What are ADRs?
ADRs are dollar denominated certificates (similar as stocks) which trade on American Stock Exchange but the company which they represent are not based in America. The company is a foreign corporation which is not listed on American Stock Exchanges. ADRs are issued by banks and are issued against shares of foreign company held by bank in overseas market. The foreign corporation is bound to provide correct financial information to the sponsor bank.
What are the types of ADRs?
There are basically three types of ADRs:
- Level 1 – Most basic types of ADR and are used for gauzing interest for companies securities in American market. The company doesn’t qualify for an ADR and are not listed on the exchange. These ADRs trade mainly in OTC market.
- Level 2 – These ADRs meet the regulatory requirement and are listed on the exchange. The listed company must provide financial information and quarterly statements to its shareholders as per American accounting standards.
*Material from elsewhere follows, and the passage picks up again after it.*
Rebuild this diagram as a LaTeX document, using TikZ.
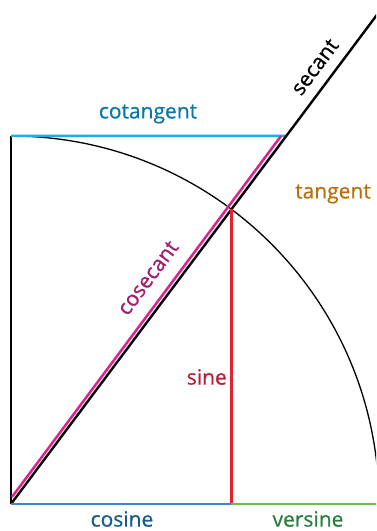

- Level 3 – This is ideal form of ADR and here foreign corporation can float IPO for its ADR in American market. Issuer can raise capital easily and becomes globally renowned. Reporting requirements are same as that for Level 2 ADRs.
What is the need of ADR?
ADRs were created because of the complexities involved in trading of shares in foreign market and the difficulties related to trading at different prices and currency values. ADR’s provides a means of global diversification for American investors who don’t want to participate directly in overseas market because of legal issues and risks. From the perspective of the foreign company which lists their ADR on American market, they get an easy access to foreign capital. It provides a shield against hostile bidders and makes the company famous in international market.
Why you should track it?
As a stock market investor you should be aware of the price movements of the ADR’s of Indian companies in US market. This strategy is more suitable for an investor who is having a short term investment perspective. Sudden price movements of the ADR’s should not be ignored and entry and exit strategy should be devised accordingly. ADR’s trade as stocks, so one can use both technical and fundamental analysis to analyze them.
Conclusion
From now onwards, try and make it a habit to browse through the ADR prices in the morning before market opens. As American market reach and knowledge is quite accurate, sudden price movements in ADRs gives clear indication that something good or bad is in the offing. Keeping a watch will definitely help you in taking informed decisions and will enhance your portfolio return.